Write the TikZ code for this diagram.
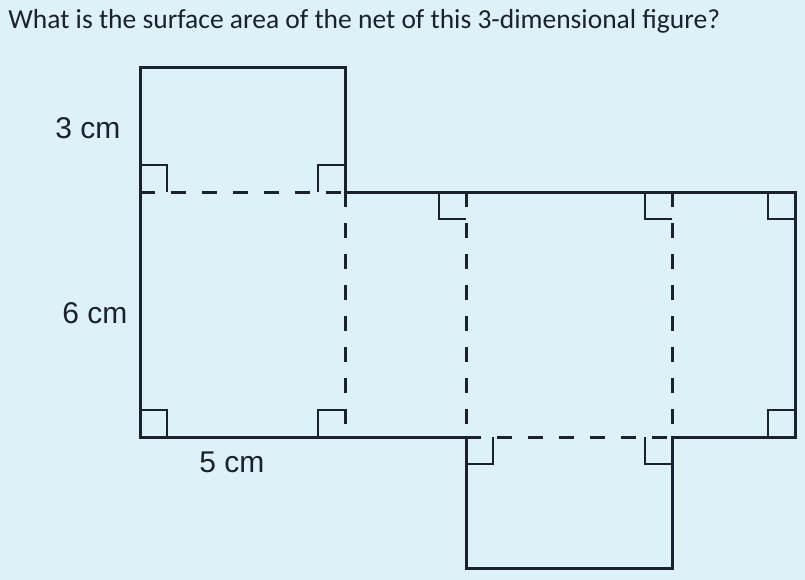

...

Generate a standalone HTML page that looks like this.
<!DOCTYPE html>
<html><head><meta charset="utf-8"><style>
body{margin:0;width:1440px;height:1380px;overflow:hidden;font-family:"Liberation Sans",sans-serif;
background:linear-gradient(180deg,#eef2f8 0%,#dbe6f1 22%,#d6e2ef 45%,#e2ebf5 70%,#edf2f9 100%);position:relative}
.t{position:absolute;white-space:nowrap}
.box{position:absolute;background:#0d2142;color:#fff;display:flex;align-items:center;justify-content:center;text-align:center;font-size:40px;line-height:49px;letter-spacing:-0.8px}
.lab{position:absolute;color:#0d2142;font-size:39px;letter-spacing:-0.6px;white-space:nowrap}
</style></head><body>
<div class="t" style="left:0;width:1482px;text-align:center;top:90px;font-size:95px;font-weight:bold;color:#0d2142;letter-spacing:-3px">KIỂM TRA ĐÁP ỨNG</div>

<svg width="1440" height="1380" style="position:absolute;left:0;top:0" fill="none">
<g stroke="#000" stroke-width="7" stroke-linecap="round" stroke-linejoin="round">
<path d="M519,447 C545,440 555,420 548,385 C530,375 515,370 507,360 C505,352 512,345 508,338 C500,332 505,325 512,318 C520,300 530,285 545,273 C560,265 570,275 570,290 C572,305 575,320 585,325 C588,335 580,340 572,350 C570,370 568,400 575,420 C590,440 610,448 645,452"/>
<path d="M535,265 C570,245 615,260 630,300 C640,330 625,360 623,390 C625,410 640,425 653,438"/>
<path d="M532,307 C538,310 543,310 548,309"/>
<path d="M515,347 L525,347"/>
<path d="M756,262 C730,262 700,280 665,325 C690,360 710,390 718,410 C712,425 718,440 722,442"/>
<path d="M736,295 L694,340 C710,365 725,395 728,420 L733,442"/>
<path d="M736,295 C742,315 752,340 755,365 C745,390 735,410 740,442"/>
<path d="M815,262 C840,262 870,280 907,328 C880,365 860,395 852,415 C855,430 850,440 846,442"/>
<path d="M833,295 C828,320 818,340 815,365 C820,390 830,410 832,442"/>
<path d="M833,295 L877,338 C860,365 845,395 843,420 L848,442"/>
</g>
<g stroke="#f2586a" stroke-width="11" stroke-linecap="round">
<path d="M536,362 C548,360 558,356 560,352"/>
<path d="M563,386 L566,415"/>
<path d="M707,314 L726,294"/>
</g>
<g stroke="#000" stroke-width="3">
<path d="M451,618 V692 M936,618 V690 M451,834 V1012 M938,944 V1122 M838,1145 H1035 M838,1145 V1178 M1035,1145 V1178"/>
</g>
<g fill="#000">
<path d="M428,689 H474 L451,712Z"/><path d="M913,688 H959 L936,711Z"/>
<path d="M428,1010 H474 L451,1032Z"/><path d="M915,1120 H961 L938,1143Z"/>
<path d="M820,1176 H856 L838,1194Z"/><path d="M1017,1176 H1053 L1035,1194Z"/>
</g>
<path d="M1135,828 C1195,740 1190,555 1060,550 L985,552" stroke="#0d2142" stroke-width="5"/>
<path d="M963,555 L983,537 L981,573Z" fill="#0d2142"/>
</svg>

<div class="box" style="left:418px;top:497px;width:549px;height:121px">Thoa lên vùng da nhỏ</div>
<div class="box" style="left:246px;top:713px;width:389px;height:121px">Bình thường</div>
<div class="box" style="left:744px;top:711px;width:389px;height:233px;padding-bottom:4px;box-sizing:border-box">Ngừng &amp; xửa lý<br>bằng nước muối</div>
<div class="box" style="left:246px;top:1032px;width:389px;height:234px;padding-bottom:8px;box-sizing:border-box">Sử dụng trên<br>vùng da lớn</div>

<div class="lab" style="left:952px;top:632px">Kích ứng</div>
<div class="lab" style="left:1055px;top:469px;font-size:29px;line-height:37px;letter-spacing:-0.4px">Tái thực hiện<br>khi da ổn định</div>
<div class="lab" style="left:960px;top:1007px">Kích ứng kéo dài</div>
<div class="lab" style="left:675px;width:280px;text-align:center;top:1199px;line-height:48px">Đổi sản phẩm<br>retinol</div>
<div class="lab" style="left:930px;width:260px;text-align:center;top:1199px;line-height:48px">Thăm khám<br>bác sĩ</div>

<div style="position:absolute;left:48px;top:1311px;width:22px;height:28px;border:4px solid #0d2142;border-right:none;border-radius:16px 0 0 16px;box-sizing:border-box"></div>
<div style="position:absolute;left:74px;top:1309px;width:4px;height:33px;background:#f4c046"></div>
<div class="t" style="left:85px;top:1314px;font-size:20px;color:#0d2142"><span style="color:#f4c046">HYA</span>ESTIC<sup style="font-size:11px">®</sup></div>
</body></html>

Directions: Count how many lines of the data include the word "this". Your reply should be that number alone.

Answer to the exercise: 2